Die monatliche Höhe der Gebühr wird nicht willkürlich festgelegt, sondern von der Kommission zur Ermittlung des Finanzbedarfs der Rundfunkanstalten (KEF). Dazu melden die Rundfunkanstalten der KEF ihren Bedarf an. Diese, wegen der verfassungsrechtlich vorgegebenen Staatsferne des Rundfunks, unabhängige Kommission prüft die Vorlagen. Dabei macht die KEF den Rundfunkanstalten mitunter auch Sparvorgaben. Wenn die KEF den Finanzbedarf der Rundfunkanstalten ermittelt hat, wird auf dieser Basis die Höhe der Rundfunkgebühr errechnet.
Für die meisten Bürgerinnen und Bürger ändert sich nichts, bei über 90 Prozent bleiben die Kosten wie bisher, sie zahlen genauso viel. Einige zahlen sogar weniger als heute, zum Beispiel Wohngemeinschaften und unverheiratete Partnerinnen und Partner, auch wenn mehrere Geräte in ihrer Wohnung vorhanden sind.
Wir sind der Auffassung, dass der öffentlich-rechtliche Rundfunk ein öffentliches unverzichtbares Gut ist, das einen elementaren Beitrag zur Meinungs- und Willensbildung darstellt und damit der gesamten Gesellschaft einen Dienst leistet. Er ist ein Solidarmodell, zu dem fast alle finanziell beitragen. Gerade im Vergleich mit dem Programmangebot in anderen Ländern wird deutlich, dass die Qualität bei ARD und ZDF hoch ist. Deshalb unterstützen wir, dass jeder Haushalt dazu einen Beitrag leistet Es gibt Dinge, die der gesamten Gesellschaft nutzen und deshalb auch von allen finanziert werden, denen es finanziell möglich ist. Wir unterstützen daher auch dieses Solidarsystem.
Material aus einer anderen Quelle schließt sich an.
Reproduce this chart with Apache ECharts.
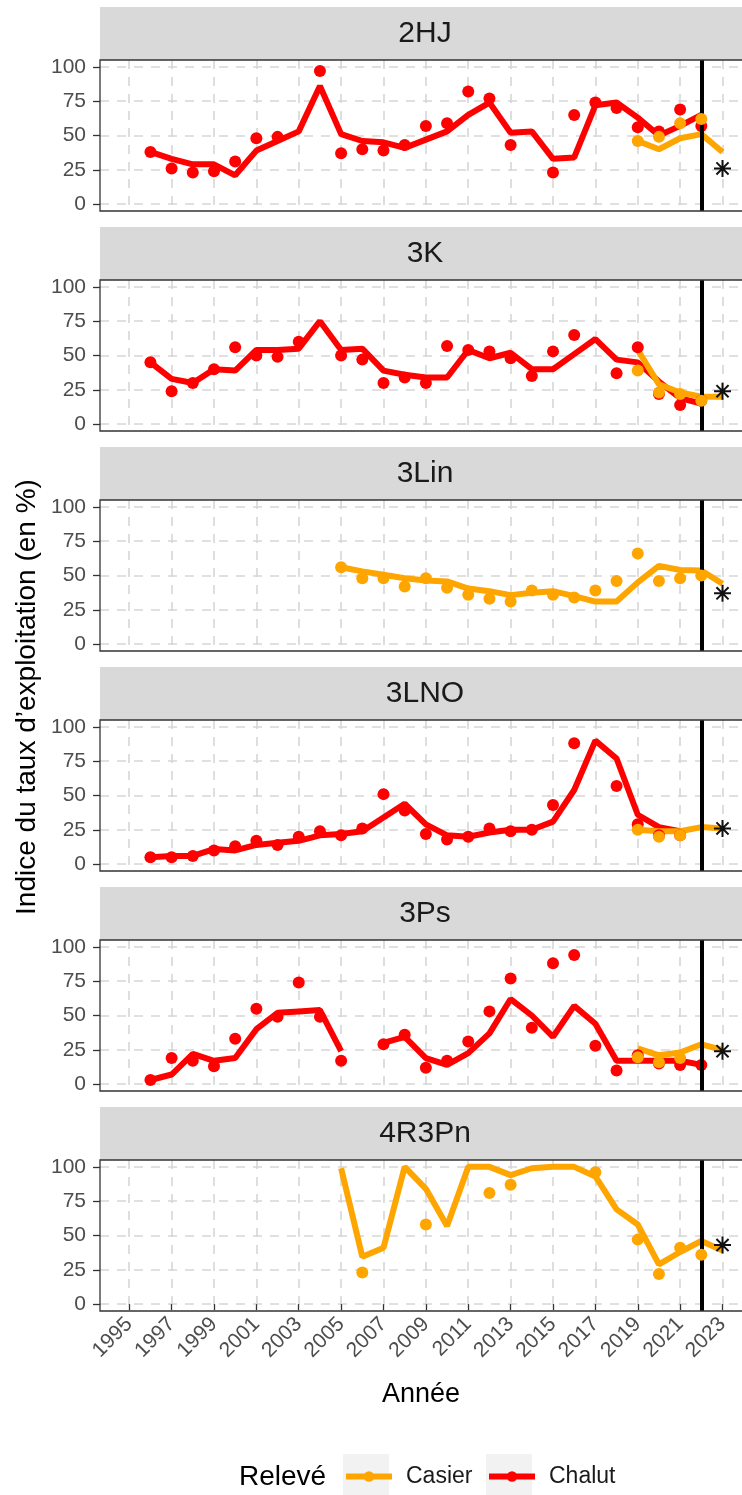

Mit dem Rundfunkbeitrag wird bei weitem nicht nur das öffentlich-rechtliche Programm finanziert: Neben Sendungen in Radio, Fernsehen (mit sämtlichen digitalen Spartenkanälen) oder Internet finanziert der Rundfunkbeitrag die Landesmedienanstalten, die für die Regulierung privater Rundfunkanbieter, den Jugendmedienschutz, Medienkompetenzprojekte und Bürgermedien, wie die offenen Kanäle. Auch nicht zu vergessen: Ein Anteil des Rundfunkbeitrags fließt in die jeweiligen Landesfilmförderungen. Die wenigsten deutschen Filme, ob im Kino oder im Fernsehen, würden ohne diese Förderung existieren. Hinzu kommen die Orchester und Chöre der Rundfunkanstalten, die zum Teil Weltklasse haben. Der Rundfunkbeitrag ist also mehr als eine Finanzierung des öffentlich-rechtlichen Fernseh- und Radio-Programms, er ist ein Kulturbeitrag.
Der neue Rundfunkbeitrag soll die Finanzierung des öffentlich-rechtlichen Rundfunks langfristig stabilisieren, aber ihnen keine Mehreinnahmen bescheren. Sollten die Einnahmen steigen, wird die unabhängige Kommission zur Ermittlung des Finanzbedarfs der Rundfunkanstalten (KEF) auf Basis dieser Ergebnisse empfehlen, die Höhe des Rundfunkbeitrags zu senken.